Therapists and others in the mental health community are often unsure what to do when confronted with a request for a client’s therapy records from a divorce lawyer. Here are a few practice pointers based on what I have learned over the years in this evolving area of law.
First, how was the request made?
Sometimes a request is made in the form of a stern letter, email, telephone call from a person who is not a client, such as an attorney. Unless the client provides written consent, a therapist is prohibited from releasing the records.
More often a therapist will get served with a subpoena in the course of divorce litigation.
This is where it can get a little complicated. If served with a subpoena, it must first be determine whether it is a HIPPA compliant subpoena.
What is a “HIPPA compliant” subpoena?
A HIPPA complaint subpoena is one that should provide you with written evidence that reasonable efforts had been made to:
- Notify the person who is the subject of the information about the request, so the person has a chance to object to the disclosure, or
- Seek a qualified protective order for the information from the court.
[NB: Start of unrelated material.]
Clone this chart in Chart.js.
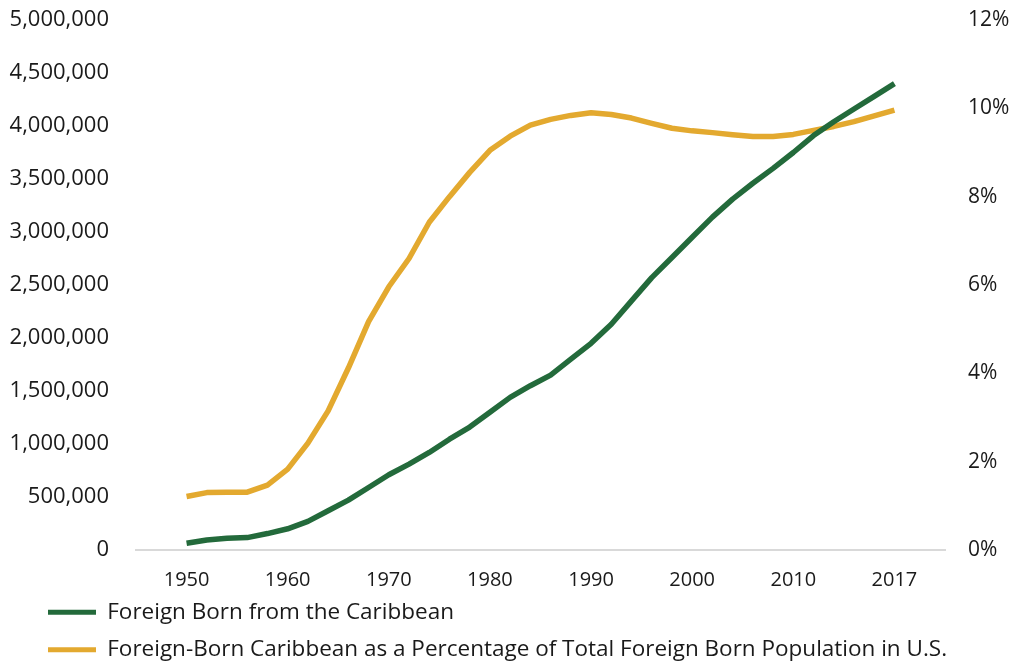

Service of a HIPPA compliant subpoena will most likely come with an additional document, usually a copy of a letter to the mental health client, informing them that their records are being requested and providing them a time within which to file an objection.
When a proper HIPPA compliant subpoena is served, the mental health client should be contacted immediately to verify that they are aware of the request and to further inform them that if the time period for objection passes and they have taken no action, their records must be released.
If an objection is made, it will likely be in the form of a letter notifying the therapist that an objection is being made and requiring that confidentiality be maintained. This letter may also be accompanied a copy of a filed motion to quash the subpoena. In this instance, the therapist should not release anything unless ordered to do so by the court after it has heard, and denied, the objection.
Therapists sometimes think they have a responsibility to review the records and determine if the contents are related to the litigation before the records can be released. This is not correct. Issues of relevance and admissibility are governed by court rules. That’s the purpose of HIPPA’s notice provision; to allow a mental health client time to object and make his legal arguments to the court to try to keep the records private.
Divorce litigation can be dirty and underhanded and sometimes a divorce lawyer will subpoena mental health records just to try and find some dirt on the other party. As our courts have held, this is an impermissible use of a subpoena. As such, it is important for any person who receives notice of an intention to obtain mental health records to take the subpoena to their attorney.